An Interview with Michael WhistlerIn the March issue of New Jersey Stage, Dr. Eger took a look at Mickle Street, a new play by Michael Whistler about a chance meeting between Oscar Wilde and Walt Whitman in Camden, NJ.

How did you come up with the subject of a play on the famous encounter between Britain’s Wilde and America’s Whitman in New Jersey?  I first read about the encounter between Wilde and Whitman when I read Richard Ellman’s biography of Oscar Wilde as a young man. I thought immediately that it was a very exciting meeting of minds, and had always filed the idea in the back of my head to explore one day.

I visited Walt Whitman’s house at 328 Mickle Street (in Camden, NJ) a few years ago when I thought I might want to explore the territory, and was struck by the writing room and how eclectic it was. Although the actual meeting of Wilde and Whitman  did not happen in the Mickle Street house, I saw there a very pronounced and mature personality for Walt, and I decided that I wanted the young Oscar to meet that, and to see Walt on his own turf. I wanted to create a world of which Oscar was in awe . . . and perhaps a little jealous. When I saw the house, that started my thinking about how the setting might help to do exactly that.

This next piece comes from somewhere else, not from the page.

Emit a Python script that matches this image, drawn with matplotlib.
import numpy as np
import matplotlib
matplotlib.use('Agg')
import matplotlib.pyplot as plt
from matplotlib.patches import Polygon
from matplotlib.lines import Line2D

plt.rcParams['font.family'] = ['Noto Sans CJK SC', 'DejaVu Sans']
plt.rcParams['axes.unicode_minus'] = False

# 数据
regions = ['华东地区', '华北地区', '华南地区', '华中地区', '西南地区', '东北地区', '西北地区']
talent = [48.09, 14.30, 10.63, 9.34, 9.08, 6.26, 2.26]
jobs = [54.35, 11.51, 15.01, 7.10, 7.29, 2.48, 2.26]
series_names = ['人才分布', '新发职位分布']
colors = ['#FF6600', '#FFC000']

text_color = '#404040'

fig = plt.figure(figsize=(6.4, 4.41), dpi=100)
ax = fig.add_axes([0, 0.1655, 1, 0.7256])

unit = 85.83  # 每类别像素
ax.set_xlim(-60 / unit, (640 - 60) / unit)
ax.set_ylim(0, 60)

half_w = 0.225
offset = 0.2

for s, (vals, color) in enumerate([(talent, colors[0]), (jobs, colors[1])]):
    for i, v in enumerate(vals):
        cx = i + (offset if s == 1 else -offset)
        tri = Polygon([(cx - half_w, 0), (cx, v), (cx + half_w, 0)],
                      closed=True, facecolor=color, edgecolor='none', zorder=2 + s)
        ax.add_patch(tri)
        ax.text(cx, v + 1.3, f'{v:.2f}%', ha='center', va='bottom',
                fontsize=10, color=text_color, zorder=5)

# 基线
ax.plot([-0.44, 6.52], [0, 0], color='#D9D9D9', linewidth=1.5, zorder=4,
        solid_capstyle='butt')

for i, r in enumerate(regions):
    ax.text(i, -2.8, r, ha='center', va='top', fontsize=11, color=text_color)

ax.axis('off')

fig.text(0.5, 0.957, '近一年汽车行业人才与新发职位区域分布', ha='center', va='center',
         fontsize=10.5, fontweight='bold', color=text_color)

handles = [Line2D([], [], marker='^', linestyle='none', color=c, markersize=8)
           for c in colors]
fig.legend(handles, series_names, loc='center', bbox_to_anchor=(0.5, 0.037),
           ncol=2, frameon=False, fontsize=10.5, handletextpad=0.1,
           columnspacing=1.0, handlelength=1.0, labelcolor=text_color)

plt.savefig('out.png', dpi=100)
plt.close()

How did you research the historic visit of Wilde at Whitman’s Camden home? The research for a play like this takes many forms: I did spend a lot of time with biographies of the two men, as well as a pair of marvelous books about Wilde’s American tour—Declaring His Genius, by Roy Morris, Jr.; and Oscar Wilde Discovers America, by L. Lewis and H.J. Smith. I spent a lot of time revisiting the writings of each man, to see their worldviews, their letters, and to hear their voices. I also had to meet the “young Wilde”—Oscar in 1882, before he had written all the work for which he is known.
One of my great fascinations is to see how an artist’s life is expressed in his creations—to explore the young Wilde, I got to do some “literary archeology,” and look at his early writings, before he developed his voice, and see if I could uncover the traces of the writer he would become.

What surprised you the most about the literature that you read? One of the surprises was to discover how green Oscar Wilde was: his early lectures are described as dull and his voice unmusical. The lectures are very dry, and not filled with the humor we associate with Wilde. That led me to think that there was a “new” Oscar to be discovered in America, and perhaps those discoveries start early on in his tour, in his time with Whitman.

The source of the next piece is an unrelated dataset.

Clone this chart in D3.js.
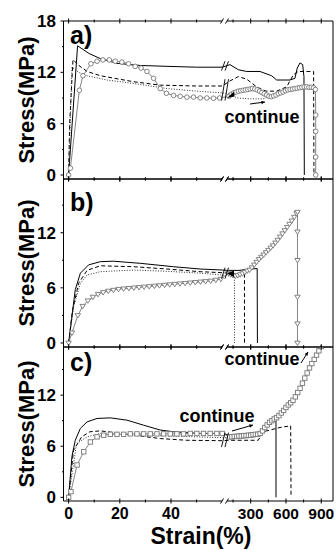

What did you see as the driving forces in the lives of the young and wealthy Wilde and the famous but poor and aging Whitman, especially during their encounter? In Mickle Street, I made decisions about what I felt these men would want from one another. In my mind, aside from the dialectics, the two men debate on their own viewpoints on Art, Science, and Beauty. I wanted to explore how a young man wants the approbation of respect and age; and the older man wants the energy and fearlessness of youth.

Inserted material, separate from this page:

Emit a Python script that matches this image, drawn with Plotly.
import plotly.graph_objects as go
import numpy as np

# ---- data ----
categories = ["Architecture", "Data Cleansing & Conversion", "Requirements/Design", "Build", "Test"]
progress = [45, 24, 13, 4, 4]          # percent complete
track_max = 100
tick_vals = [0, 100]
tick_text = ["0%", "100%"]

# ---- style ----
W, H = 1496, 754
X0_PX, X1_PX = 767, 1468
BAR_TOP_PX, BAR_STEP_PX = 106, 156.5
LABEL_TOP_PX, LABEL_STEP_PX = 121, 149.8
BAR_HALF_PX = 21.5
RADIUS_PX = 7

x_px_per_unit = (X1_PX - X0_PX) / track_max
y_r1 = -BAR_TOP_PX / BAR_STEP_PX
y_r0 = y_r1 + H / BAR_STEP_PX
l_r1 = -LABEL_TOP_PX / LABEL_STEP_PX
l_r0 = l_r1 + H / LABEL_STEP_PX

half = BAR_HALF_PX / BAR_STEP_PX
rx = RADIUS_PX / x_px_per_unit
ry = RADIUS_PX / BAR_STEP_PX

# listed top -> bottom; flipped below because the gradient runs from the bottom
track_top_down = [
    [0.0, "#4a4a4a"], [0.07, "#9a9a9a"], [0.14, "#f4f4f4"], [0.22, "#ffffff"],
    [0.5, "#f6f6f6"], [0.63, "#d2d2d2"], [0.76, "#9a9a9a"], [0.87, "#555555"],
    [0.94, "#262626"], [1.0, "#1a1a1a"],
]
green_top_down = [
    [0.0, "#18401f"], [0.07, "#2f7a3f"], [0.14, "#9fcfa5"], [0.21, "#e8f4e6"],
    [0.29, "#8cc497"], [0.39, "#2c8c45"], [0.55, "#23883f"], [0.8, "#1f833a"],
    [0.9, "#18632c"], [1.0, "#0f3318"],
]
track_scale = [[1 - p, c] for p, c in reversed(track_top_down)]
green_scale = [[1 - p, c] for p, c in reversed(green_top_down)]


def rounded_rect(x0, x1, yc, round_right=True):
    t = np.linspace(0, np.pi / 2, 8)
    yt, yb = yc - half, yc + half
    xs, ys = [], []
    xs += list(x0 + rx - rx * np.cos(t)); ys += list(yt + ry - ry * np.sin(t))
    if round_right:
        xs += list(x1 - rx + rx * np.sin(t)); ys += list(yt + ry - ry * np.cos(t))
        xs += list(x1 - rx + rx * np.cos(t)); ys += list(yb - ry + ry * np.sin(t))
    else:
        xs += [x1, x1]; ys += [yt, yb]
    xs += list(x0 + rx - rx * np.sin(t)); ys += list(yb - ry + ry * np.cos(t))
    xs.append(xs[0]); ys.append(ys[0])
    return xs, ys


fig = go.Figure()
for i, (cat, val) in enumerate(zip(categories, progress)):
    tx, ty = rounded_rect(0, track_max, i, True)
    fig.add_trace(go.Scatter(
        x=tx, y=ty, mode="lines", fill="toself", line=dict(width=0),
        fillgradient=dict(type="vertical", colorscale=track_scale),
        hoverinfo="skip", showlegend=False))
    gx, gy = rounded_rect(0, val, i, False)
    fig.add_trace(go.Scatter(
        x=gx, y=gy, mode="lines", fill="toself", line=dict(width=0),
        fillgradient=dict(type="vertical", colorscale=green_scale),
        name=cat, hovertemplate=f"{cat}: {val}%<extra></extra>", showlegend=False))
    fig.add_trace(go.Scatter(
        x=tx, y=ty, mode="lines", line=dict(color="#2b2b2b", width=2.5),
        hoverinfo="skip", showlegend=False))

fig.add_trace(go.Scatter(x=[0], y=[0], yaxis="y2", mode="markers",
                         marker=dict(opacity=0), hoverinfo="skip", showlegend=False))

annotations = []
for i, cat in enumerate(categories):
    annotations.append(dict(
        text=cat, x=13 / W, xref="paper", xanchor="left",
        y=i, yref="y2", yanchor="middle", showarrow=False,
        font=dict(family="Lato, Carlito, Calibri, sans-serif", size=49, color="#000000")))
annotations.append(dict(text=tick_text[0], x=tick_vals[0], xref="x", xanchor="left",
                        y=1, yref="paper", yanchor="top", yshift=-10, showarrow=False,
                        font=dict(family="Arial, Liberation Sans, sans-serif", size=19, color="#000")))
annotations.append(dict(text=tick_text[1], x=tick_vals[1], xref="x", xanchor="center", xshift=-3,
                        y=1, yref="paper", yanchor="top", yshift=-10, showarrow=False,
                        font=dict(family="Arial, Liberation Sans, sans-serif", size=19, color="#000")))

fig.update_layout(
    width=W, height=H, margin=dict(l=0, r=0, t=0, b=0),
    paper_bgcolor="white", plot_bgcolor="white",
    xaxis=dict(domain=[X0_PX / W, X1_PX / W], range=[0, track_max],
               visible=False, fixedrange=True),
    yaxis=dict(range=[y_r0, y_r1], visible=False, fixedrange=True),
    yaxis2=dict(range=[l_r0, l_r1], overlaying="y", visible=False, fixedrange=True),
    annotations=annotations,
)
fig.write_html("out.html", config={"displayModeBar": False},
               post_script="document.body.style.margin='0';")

A number of writers have speculated that Wilde and Whitman had an erotic encounter. What was your sense of the evidence, or lack of evidence? Wilde’s famous quote, “I have the kiss of Walt Whitman still on my lips,” actually is a statement Wilde made after his second visit with Whitman, in April of 1882. It has been hotly debated what Wilde meant by this, although one thing is certain: Wilde loved the notoriety the statement gave him, and saw that it was well documented.

In truth, there is little to suggest that Wilde had any homosexual encounters before 1885, which is years after the meeting with Whitman. In fact, Wilde had recently been thwarted in a marriage proposal to Florence Balcombe. His own letter suggests that the proposal was in earnest, and that he was quite shattered by her refusal. He went to lengths to have his letters and mementos returned. In the years following the visit to Whitman, Wilde would court and wed Constance Mary Lloyd, and they would have two children together. I chose to draw from these facts that Wilde did not have a sexual relationship with Whitman—although the tension and sexual curiosity of a young man is present.